### What is needed
Pictures in the data below are not part of the copy; transcribe everything else exactly.

════════════════

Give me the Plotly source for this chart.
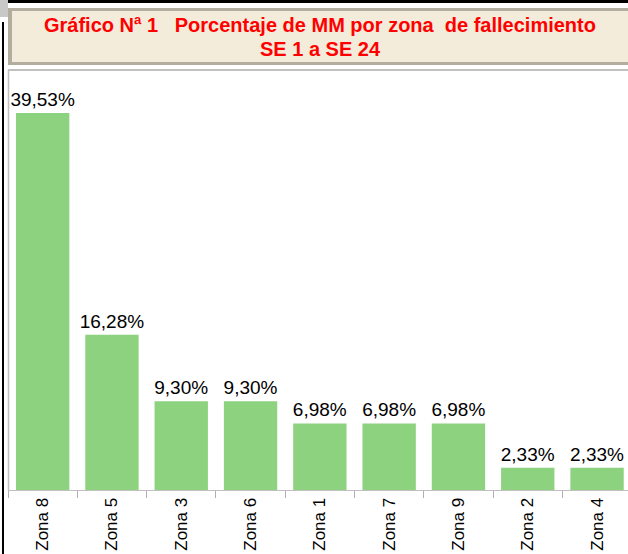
import plotly.graph_objects as go

categories = ["Zona 8", "Zona 5", "Zona 3", "Zona 6", "Zona 1", "Zona 7", "Zona 9", "Zona 2", "Zona 4"]
values = [39.53, 16.28, 9.30, 9.30, 6.98, 6.98, 6.98, 2.33, 2.33]
labels = ["39,53%", "16,28%", "9,30%", "9,30%", "6,98%", "6,98%", "6,98%", "2,33%", "2,33%"]

W, H = 628, 554
def px(x): return x / W
def py(y): return 1 - y / H

fig = go.Figure(go.Bar(
    x=categories, y=values, text=labels, textposition="outside",
    textfont=dict(size=19, color="black", family="Liberation Sans, Arial"),
    constraintext="none",
    marker=dict(color="#8dd27f", line=dict(width=0)),
    width=0.77, cliponaxis=False, hoverinfo="skip",
))

shapes = [
    # top black strip
    dict(type="rect", xref="paper", yref="paper", x0=px(8), x1=1, y0=py(3), y1=1,
         fillcolor="black", line=dict(width=0), layer="below"),
    # left gray block
    dict(type="rect", xref="paper", yref="paper", x0=0, x1=px(8), y0=py(17), y1=1,
         fillcolor="#c8c8c8", line=dict(width=0), layer="below"),
    # left black line
    dict(type="rect", xref="paper", yref="paper", x0=px(2), x1=px(4), y0=0, y1=py(22),
         fillcolor="black", line=dict(width=0), layer="below"),
    # title box border
    dict(type="rect", xref="paper", yref="paper", x0=px(8), x1=1, y0=py(65), y1=py(8),
         fillcolor="#b3ad9f", line=dict(width=0), layer="below"),
    dict(type="rect", xref="paper", yref="paper", x0=px(12), x1=1, y0=py(62), y1=py(11),
         fillcolor="#f4ecdb", line=dict(width=0), layer="below"),
    # plot box border
    dict(type="line", xref="paper", yref="paper", x0=px(8), x1=1, y0=py(70), y1=py(70),
         line=dict(color="#c0c0c0", width=2), layer="below"),
    dict(type="line", xref="paper", yref="paper", x0=px(8.5), x1=px(8.5), y0=py(490), y1=py(70),
         line=dict(color="#c0c0c0", width=1.5), layer="below"),
]

annotations = [
    dict(text="<b>Gráfico Nª 1   Porcentaje de MM por zona  de fallecimiento</b>",
         xref="paper", yref="paper", x=px(320), y=py(25), showarrow=False,
         font=dict(size=20, color="#ff0000", family="Liberation Sans, Arial"),
         xanchor="center", yanchor="middle"),
    dict(text="<b>SE 1 a SE 24</b>",
         xref="paper", yref="paper", x=px(320), y=py(49), showarrow=False,
         font=dict(size=20, color="#ff0000", family="Liberation Sans, Arial"),
         xanchor="center", yanchor="middle"),
]

fig.update_layout(
    width=W, height=H, margin=dict(l=0, r=0, t=0, b=0),
    paper_bgcolor="white", plot_bgcolor="white",
    showlegend=False, shapes=shapes, annotations=annotations,
    bargap=0.23,
    xaxis=dict(domain=[px(8), 1], range=[-0.5, -0.5 + 620 / 69.3],
               tickangle=-90, tickson="boundaries", ticks="outside", ticklen=7,
               tickcolor="#b0b0b0", showline=True, linecolor="#c0c0c0", linewidth=1,
               tickfont=dict(size=17, color="black", family="Liberation Sans, Arial"),
               showgrid=False, fixedrange=True),
    yaxis=dict(domain=[py(490), py(70)], range=[0, 420 / 9.537], visible=False,
               showgrid=False, fixedrange=True),
)

fig.write_html("out.html", config={"displayModeBar": False, "staticPlot": True},
               post_script="document.body.style.margin='0';document.body.style.overflow='hidden';")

════════════════

### Output of the task
Give me the Plotly source for this chart.
import plotly.graph_objects as go

categories = ["Zona 8", "Zona 5", "Zona 3", "Zona 6", "Zona 1", "Zona 7", "Zona 9", "Zona 2", "Zona 4"]
values = [39.53, 16.28, 9.30, 9.30, 6.98, 6.98, 6.98, 2.33, 2.33]
labels = ["39,53%", "16,28%", "9,30%", "9,30%", "6,98%", "6,98%", "6,98%", "2,33%", "2,33%"]

W, H = 628, 554
def px(x): return x / W
def py(y): return 1 - y / H

fig = go.Figure(go.Bar(
    x=categories, y=values, text=labels, textposition="outside",
    textfont=dict(size=19, color="black", family="Liberation Sans, Arial"),
    constraintext="none",
    marker=dict(color="#8dd27f", line=dict(width=0)),
    width=0.77, cliponaxis=False, hoverinfo="skip",
))

shapes = [
    # top black strip
    dict(type="rect", xref="paper", yref="paper", x0=px(8), x1=1, y0=py(3), y1=1,
         fillcolor="black", line=dict(width=0), layer="below"),
    # left gray block
    dict(type="rect", xref="paper", yref="paper", x0=0, x1=px(8), y0=py(17), y1=1,
         fillcolor="#c8c8c8", line=dict(width=0), layer="below"),
    # left black line
    dict(type="rect", xref="paper", yref="paper", x0=px(2), x1=px(4), y0=0, y1=py(22),
         fillcolor="black", line=dict(width=0), layer="below"),
    # title box border
    dict(type="rect", xref="paper", yref="paper", x0=px(8), x1=1, y0=py(65), y1=py(8),
         fillcolor="#b3ad9f", line=dict(width=0), layer="below"),
    dict(type="rect", xref="paper", yref="paper", x0=px(12), x1=1, y0=py(62), y1=py(11),
         fillcolor="#f4ecdb", line=dict(width=0), layer="below"),
    # plot box border
    dict(type="line", xref="paper", yref="paper", x0=px(8), x1=1, y0=py(70), y1=py(70),
         line=dict(color="#c0c0c0", width=2), layer="below"),
    dict(type="line", xref="paper", yref="paper", x0=px(8.5), x1=px(8.5), y0=py(490), y1=py(70),
         line=dict(color="#c0c0c0", width=1.5), layer="below"),
]

annotations = [
    dict(text="<b>Gráfico Nª 1   Porcentaje de MM por zona  de fallecimiento</b>",
         xref="paper", yref="paper", x=px(320), y=py(25), showarrow=False,
         font=dict(size=20, color="#ff0000", family="Liberation Sans, Arial"),
         xanchor="center", yanchor="middle"),
    dict(text="<b>SE 1 a SE 24</b>",
         xref="paper", yref="paper", x=px(320), y=py(49), showarrow=False,
         font=dict(size=20, color="#ff0000", family="Liberation Sans, Arial"),
         xanchor="center", yanchor="middle"),
]

fig.update_layout(
    width=W, height=H, margin=dict(l=0, r=0, t=0, b=0),
    paper_bgcolor="white", plot_bgcolor="white",
    showlegend=False, shapes=shapes, annotations=annotations,
    bargap=0.23,
    xaxis=dict(domain=[px(8), 1], range=[-0.5, -0.5 + 620 / 69.3],
               tickangle=-90, tickson="boundaries", ticks="outside", ticklen=7,
               tickcolor="#b0b0b0", showline=True, linecolor="#c0c0c0", linewidth=1,
               tickfont=dict(size=17, color="black", family="Liberation Sans, Arial"),
               showgrid=False, fixedrange=True),
    yaxis=dict(domain=[py(490), py(70)], range=[0, 420 / 9.537], visible=False,
               showgrid=False, fixedrange=True),
)

fig.write_html("out.html", config={"displayModeBar": False, "staticPlot": True},
               post_script="document.body.style.margin='0';document.body.style.overflow='hidden';")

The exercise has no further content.